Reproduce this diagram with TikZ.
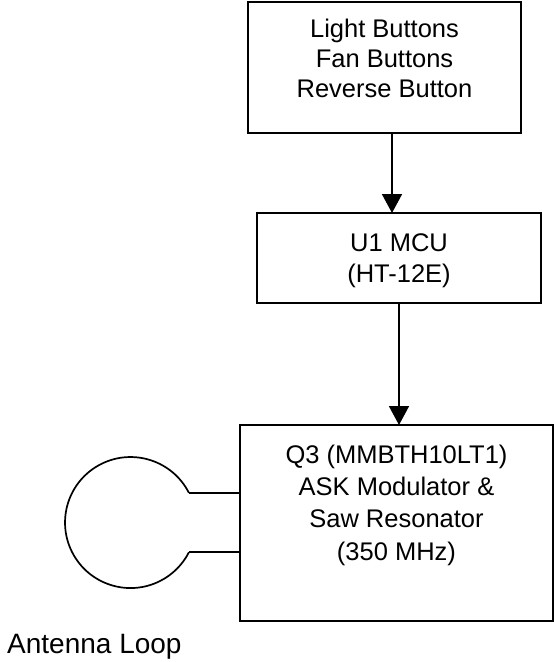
\documentclass[tikz,border=0pt]{standalone}
\usepackage{fontspec}
\setmainfont{Liberation Sans}
\usetikzlibrary{positioning,arrows.meta}
\tikzset{
  blockbox/.style={draw, line width=1.7pt, align=center, inner sep=0pt, outer sep=0pt,
    font=\fontsize{25.5}{30}\selectfont},
  flowarrow/.style={line width=1.7pt, -{Triangle[length=19pt,width=20pt]}},
  wire/.style={line width=1.7pt}
}
\begin{document}
\begin{tikzpicture}[x=1pt, y=-1pt, node distance=80pt]
   \useasboundingbox (0,0) rectangle (554,662);
   \node[blockbox, minimum width=273pt, minimum height=131pt, text depth=18pt] (buttons) at (384.5,67.5) {Light Buttons\\Fan Buttons\\Reverse Button};
   \node[blockbox, font=\fontsize{25.5}{31.5}\selectfont, minimum width=284pt, minimum height=90pt, text depth=0pt, below=80pt of buttons, xshift=14.5pt] (mcu) {U1 MCU\\(HT-12E)};
   \node[blockbox, font=\fontsize{25.5}{32.2}\selectfont, minimum width=313pt, minimum height=196pt, text depth=41pt, below=122pt of mcu, xshift=-2.5pt] (ask) {Q3 (MMBTH10LT1)\\ASK Modulator \&\\Saw Resonator\\(350 MHz)};
   \draw[flowarrow] ([xshift=7.5pt]buttons.south) -- ([xshift=7.5pt]buttons.south |- mcu.north);
   \draw[flowarrow] (mcu.south) -- (mcu.south |- ask.north);
   % antenna loop
   \coordinate (loopa) at (188.9,492.8);
   \coordinate (loopb) at (188.9,552.2);
   \draw[wire] (loopa) arc[start angle=27, end angle=333, radius=65.5pt];
   \draw[wire] (loopa) -- (loopa -| ask.west);
   \draw[wire] (loopb) -- (loopb -| ask.west);
   \node[anchor=base west, inner sep=0pt, font=\fontsize{28}{32}\selectfont] (looplabel) at (7,653.3) {Antenna Loop};
 \end{tikzpicture}
\end{document}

═══

▸ Problem statement: Go through the listing above and write it all out exactly, leaving out any picture.

▸ Written response:
Reproduce this diagram with TikZ.
\documentclass[tikz,border=0pt]{standalone}
\usepackage{fontspec}
\setmainfont{Liberation Sans}
\usetikzlibrary{positioning,arrows.meta}
\tikzset{
  blockbox/.style={draw, line width=1.7pt, align=center, inner sep=0pt, outer sep=0pt,
    font=\fontsize{25.5}{30}\selectfont},
  flowarrow/.style={line width=1.7pt, -{Triangle[length=19pt,width=20pt]}},
  wire/.style={line width=1.7pt}
}
\begin{document}
\begin{tikzpicture}[x=1pt, y=-1pt, node distance=80pt]
   \useasboundingbox (0,0) rectangle (554,662);
   \node[blockbox, minimum width=273pt, minimum height=131pt, text depth=18pt] (buttons) at (384.5,67.5) {Light Buttons\\Fan Buttons\\Reverse Button};
   \node[blockbox, font=\fontsize{25.5}{31.5}\selectfont, minimum width=284pt, minimum height=90pt, text depth=0pt, below=80pt of buttons, xshift=14.5pt] (mcu) {U1 MCU\\(HT-12E)};
   \node[blockbox, font=\fontsize{25.5}{32.2}\selectfont, minimum width=313pt, minimum height=196pt, text depth=41pt, below=122pt of mcu, xshift=-2.5pt] (ask) {Q3 (MMBTH10LT1)\\ASK Modulator \&\\Saw Resonator\\(350 MHz)};
   \draw[flowarrow] ([xshift=7.5pt]buttons.south) -- ([xshift=7.5pt]buttons.south |- mcu.north);
   \draw[flowarrow] (mcu.south) -- (mcu.south |- ask.north);
   % antenna loop
   \coordinate (loopa) at (188.9,492.8);
   \coordinate (loopb) at (188.9,552.2);
   \draw[wire] (loopa) arc[start angle=27, end angle=333, radius=65.5pt];
   \draw[wire] (loopa) -- (loopa -| ask.west);
   \draw[wire] (loopb) -- (loopb -| ask.west);
   \node[anchor=base west, inner sep=0pt, font=\fontsize{28}{32}\selectfont] (looplabel) at (7,653.3) {Antenna Loop};
 \end{tikzpicture}
\end{document}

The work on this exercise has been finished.